Staff reporter Madison Saviano explores hot topics and issues that students face in her weekly column Piece by Piece.

Madison Saviano, Staff Reporter

School is almost over. It’s all gone by so fast, as if my very first day of high school were only a few months ago, yet I swear I can hardly remember any of the time in between. 

There’s a quote that my mom’s always had on the fridge that reads “we do not remember days, we remember moments.” As far as a Post-It Note or hang it up quotes go, it’s certainly better than “live, laugh, love,” though maybe there’s something to that one too.

It’s true, though: we do not remember days. I don’t remember the day my dog died or the day I got a new one, I don’t remember the day I failed a test or the day I aced one. I can’t definitely remember much of anything in its entirety, regardless of how bad or good it was. 

People say we remember the bad more than we do the good, but I don’t think that’s all true either. I think sometimes, at random stops along the way, we make mental checkpoints. 

There are so many completely random things I can recall as vividly as if I had just closed my eyes from being there. I remember one thing about the first day of high school. I remember my first class of that day was Photojournalism and we played a game with M&Ms and as if happening now, I can remember standing up slowly to share my fact about myself. That moment is admittedly of little significance, yet for whatever reason my brain decided to make a checkpoint there. Maybe it had a hunch that for years to come, I’d sit in that same spot.    

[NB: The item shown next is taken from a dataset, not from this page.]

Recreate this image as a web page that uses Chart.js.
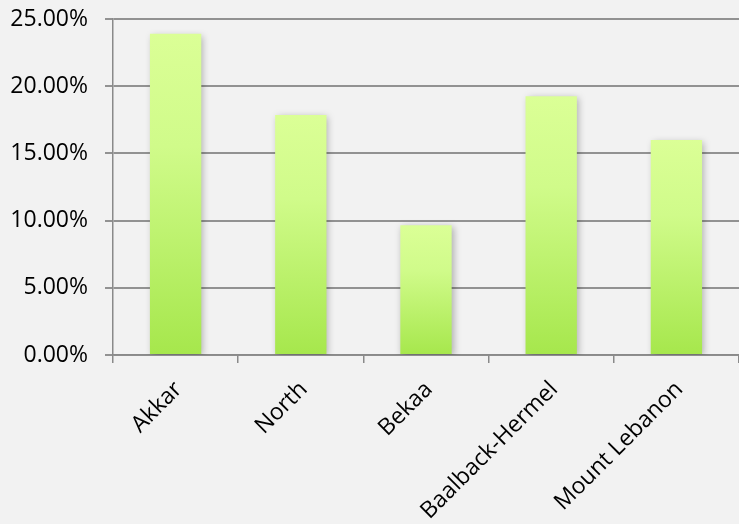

At some point as a kid, I realized this sort of brain hack: if you tell your brain to take a sort of mental freeze frame, you can remember it forever that way. I’ve used this before when I thought a moment was beautiful yet too boring or too ordinary to remember. When painting my friend’s living room one foggy morning, the coffee steam rose up and floated out the window so beautifully that I knew I had to immortalize it. Yet, nothing was happening and my brain has the unfortunate tendency of cutting out everything not densely packed, so I decided to make an imprint of it in my memory, and there it still is. 

Our brains automatically make checkpoints; they checkpoint the good, bad, and mundane. The range is all over the place. Sometimes, because of who knows what reason, the frequency gets a bit lopped, and our brains end up having made more negative ticks than positive ones. Unfortunate biology, concerning past, who knows. But I think we can offset whatever ‘bad’ checkpoints our chemistry has demanded if we just outnumber them with even more good ones. See, I don’t think our brains are inescapably wired to remember bad over good. We have some say in the matter, too.